[Collection entries]
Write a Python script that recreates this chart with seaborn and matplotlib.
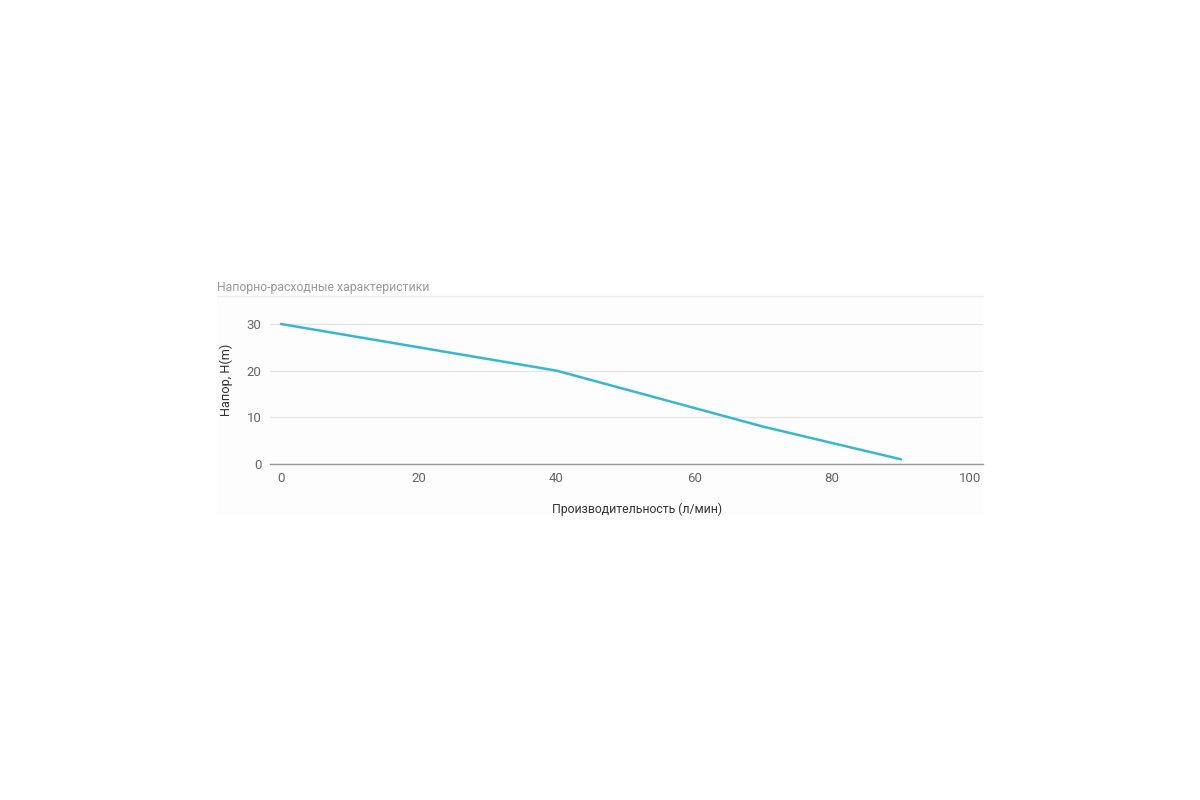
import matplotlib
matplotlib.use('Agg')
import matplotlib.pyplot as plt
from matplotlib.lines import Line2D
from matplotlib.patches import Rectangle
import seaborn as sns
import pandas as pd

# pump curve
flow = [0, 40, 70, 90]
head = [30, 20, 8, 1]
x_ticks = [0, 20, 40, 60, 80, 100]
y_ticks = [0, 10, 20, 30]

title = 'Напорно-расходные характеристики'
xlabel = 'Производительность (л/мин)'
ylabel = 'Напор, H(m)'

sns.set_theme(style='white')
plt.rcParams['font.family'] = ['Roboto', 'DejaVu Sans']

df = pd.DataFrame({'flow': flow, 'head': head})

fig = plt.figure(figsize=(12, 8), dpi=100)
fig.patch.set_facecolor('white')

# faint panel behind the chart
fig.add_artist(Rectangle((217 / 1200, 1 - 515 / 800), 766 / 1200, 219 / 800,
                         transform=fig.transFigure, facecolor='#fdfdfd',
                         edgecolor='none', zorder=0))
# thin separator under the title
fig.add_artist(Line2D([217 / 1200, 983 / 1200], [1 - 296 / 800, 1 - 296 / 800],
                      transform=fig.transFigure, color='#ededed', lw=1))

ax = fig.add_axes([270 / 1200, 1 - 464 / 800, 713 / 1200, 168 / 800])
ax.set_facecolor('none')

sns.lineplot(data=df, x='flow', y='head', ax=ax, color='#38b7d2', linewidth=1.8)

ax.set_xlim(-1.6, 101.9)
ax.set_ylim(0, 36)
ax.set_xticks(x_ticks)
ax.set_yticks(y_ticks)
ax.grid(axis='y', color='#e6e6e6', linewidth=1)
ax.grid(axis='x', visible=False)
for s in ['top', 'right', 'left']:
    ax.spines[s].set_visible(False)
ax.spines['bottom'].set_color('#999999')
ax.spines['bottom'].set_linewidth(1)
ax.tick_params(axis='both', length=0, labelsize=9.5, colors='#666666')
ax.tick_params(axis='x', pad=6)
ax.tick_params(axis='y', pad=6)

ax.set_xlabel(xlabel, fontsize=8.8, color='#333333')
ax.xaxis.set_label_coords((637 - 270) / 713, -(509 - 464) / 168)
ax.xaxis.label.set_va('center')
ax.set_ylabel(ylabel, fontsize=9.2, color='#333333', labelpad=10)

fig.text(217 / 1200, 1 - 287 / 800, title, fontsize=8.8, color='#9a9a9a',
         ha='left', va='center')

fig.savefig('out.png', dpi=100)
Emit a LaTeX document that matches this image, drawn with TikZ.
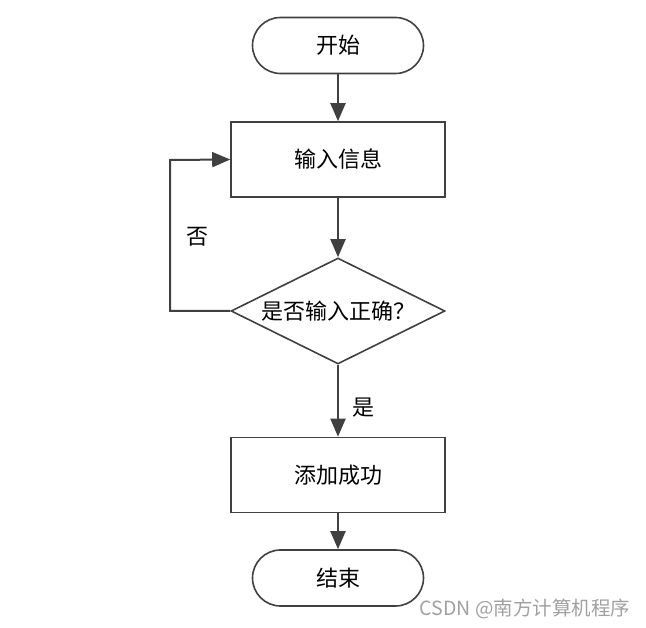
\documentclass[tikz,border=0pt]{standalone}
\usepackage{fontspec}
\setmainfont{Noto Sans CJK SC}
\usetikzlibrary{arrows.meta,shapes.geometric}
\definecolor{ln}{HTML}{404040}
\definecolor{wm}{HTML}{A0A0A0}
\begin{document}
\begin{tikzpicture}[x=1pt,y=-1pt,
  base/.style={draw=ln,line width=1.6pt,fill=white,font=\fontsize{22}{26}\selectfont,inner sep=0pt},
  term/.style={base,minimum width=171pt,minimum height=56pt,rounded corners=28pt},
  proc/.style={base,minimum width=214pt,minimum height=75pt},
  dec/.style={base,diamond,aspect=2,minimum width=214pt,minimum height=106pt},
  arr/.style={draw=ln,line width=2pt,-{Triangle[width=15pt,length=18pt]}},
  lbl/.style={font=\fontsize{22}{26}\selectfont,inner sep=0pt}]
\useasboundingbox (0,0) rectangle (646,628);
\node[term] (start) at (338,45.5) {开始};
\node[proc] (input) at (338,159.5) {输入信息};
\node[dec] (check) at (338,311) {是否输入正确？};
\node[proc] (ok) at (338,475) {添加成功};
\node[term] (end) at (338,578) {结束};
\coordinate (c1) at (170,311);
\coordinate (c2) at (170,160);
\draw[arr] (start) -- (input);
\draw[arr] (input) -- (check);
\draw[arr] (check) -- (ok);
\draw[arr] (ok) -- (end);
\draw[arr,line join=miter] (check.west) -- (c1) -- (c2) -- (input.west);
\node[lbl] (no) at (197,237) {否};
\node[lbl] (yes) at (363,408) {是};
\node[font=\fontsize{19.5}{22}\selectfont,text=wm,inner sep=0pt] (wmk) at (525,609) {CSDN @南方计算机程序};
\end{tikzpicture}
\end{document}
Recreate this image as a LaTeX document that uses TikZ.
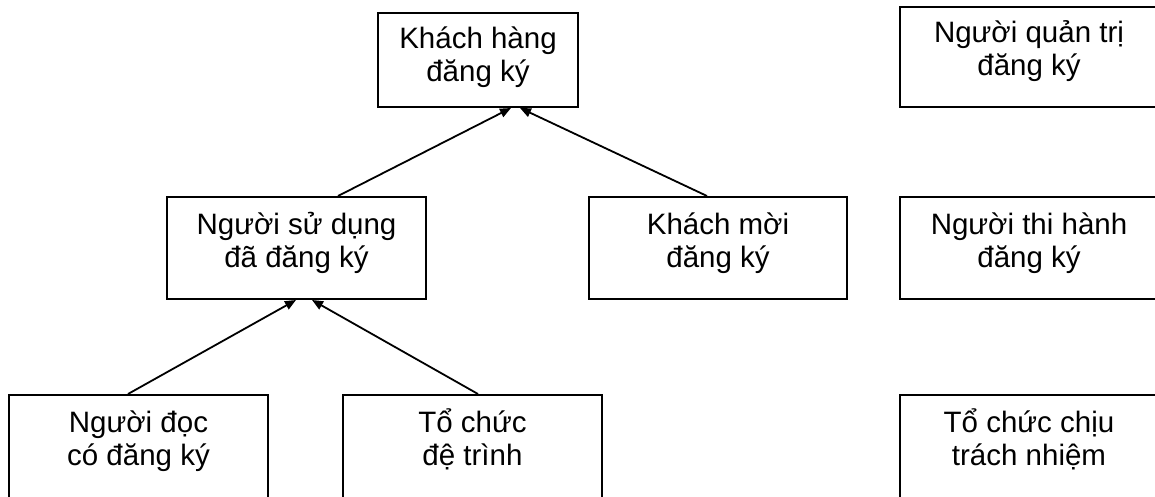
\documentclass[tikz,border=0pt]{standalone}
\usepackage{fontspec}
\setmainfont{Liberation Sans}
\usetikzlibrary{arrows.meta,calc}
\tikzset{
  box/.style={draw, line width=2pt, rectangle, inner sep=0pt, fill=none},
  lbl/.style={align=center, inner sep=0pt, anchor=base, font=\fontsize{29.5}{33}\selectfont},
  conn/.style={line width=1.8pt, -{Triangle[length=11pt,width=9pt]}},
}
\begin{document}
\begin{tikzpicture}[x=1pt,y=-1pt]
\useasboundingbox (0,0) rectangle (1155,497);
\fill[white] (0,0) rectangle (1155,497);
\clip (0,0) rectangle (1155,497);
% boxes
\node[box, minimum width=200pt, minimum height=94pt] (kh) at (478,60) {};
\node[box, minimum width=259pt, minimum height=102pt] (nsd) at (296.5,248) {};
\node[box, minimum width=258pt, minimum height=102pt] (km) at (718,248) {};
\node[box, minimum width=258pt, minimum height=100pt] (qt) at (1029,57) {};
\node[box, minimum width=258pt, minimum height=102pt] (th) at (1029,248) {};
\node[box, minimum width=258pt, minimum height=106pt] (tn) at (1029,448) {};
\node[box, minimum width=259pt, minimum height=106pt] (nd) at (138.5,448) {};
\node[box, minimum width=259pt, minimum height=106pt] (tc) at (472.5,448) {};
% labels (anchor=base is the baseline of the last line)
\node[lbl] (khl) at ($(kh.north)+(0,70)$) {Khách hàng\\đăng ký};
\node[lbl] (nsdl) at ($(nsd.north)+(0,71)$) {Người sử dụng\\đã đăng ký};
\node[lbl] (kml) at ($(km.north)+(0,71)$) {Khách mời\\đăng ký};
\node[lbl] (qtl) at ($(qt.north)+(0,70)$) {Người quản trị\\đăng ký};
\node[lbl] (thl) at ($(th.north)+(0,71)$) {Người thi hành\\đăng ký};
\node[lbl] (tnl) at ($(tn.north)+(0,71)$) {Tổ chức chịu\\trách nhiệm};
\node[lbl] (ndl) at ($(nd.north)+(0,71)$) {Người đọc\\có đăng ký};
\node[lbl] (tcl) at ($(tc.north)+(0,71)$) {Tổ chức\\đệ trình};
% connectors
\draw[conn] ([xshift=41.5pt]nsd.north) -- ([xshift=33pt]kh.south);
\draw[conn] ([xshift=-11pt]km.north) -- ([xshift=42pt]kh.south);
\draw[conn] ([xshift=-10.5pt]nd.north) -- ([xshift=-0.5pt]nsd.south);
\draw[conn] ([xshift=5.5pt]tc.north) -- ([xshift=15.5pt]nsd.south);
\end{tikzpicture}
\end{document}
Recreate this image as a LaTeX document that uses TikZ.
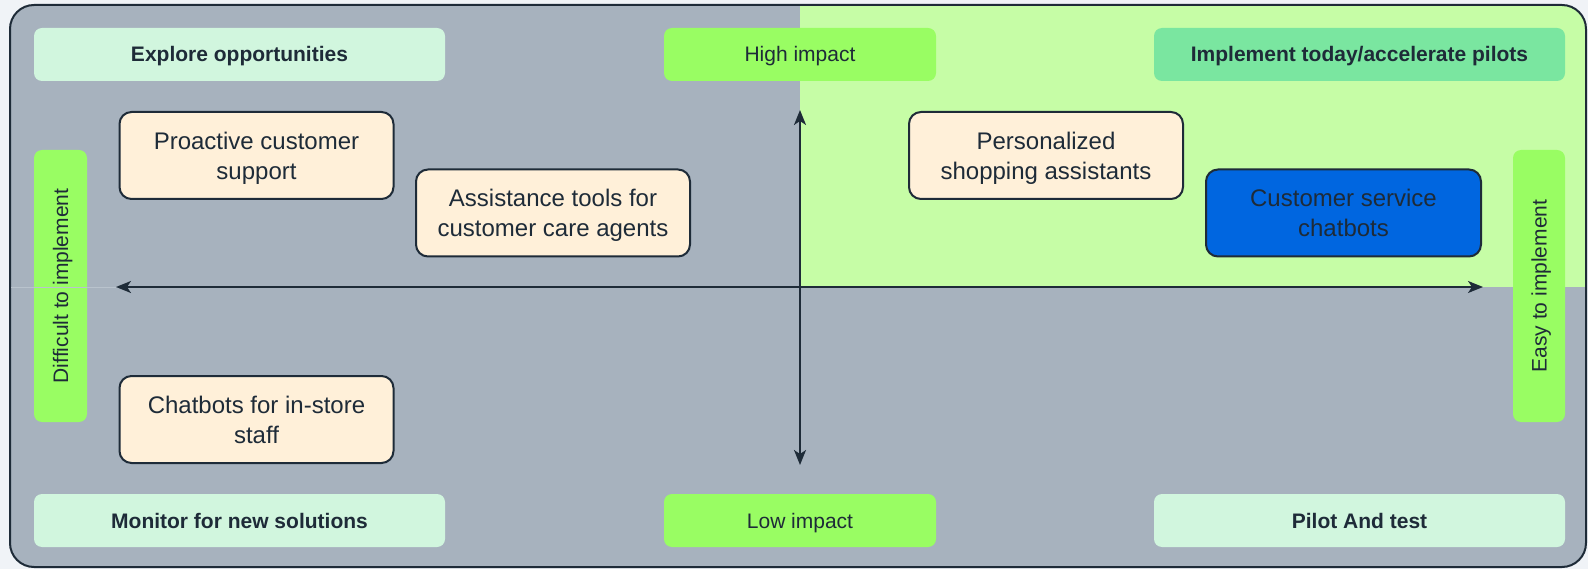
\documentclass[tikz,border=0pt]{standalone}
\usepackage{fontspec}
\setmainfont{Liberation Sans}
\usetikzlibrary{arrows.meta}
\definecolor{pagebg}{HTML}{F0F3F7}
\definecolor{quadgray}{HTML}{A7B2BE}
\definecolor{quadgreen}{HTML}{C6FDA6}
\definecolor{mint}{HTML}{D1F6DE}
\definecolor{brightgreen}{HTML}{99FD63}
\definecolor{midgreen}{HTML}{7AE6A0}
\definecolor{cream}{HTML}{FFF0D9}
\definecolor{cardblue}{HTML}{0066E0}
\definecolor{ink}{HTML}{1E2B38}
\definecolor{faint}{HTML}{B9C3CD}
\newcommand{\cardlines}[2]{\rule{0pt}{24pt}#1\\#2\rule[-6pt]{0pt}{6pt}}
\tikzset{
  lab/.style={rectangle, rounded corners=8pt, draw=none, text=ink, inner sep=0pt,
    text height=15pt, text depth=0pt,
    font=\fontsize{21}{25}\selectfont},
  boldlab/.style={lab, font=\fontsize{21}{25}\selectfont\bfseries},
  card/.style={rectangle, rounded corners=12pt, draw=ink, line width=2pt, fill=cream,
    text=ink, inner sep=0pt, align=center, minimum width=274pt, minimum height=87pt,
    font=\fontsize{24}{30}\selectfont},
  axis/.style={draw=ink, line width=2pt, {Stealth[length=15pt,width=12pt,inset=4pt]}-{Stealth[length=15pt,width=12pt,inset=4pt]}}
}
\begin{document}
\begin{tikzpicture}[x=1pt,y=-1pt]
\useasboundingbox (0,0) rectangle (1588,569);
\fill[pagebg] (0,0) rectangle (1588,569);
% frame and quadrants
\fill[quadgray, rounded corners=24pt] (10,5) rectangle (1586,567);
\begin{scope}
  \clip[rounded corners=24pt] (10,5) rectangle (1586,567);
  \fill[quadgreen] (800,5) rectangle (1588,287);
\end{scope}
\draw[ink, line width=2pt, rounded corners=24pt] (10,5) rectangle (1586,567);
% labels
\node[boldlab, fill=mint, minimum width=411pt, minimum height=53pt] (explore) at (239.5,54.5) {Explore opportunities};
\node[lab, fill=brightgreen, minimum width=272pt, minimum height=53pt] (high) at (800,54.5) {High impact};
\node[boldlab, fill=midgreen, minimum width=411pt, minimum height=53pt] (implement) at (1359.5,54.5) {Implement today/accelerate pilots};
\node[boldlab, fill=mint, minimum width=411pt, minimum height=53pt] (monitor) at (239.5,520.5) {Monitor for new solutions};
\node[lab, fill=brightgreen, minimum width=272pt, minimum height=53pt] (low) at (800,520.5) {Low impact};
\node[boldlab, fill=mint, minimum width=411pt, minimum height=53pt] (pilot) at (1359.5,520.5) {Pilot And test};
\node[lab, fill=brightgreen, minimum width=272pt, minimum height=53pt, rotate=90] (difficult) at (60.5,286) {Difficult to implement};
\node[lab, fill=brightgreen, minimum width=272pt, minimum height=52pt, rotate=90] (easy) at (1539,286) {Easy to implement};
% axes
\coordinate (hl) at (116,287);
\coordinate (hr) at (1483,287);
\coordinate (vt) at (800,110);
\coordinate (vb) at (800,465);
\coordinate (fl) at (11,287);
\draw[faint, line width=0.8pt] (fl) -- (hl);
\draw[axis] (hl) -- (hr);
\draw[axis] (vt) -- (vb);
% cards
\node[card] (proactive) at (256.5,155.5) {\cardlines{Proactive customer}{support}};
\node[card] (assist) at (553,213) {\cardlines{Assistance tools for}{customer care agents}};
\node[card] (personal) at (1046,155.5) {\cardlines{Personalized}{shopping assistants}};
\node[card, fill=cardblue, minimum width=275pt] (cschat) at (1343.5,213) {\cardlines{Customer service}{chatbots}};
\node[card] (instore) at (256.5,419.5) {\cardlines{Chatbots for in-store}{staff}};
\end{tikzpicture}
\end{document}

▸ WORK TO COMPLETE: Find how many lines include the string "this" and report that number alone.

▸ OUTPUT OF THE EXERCISE: 4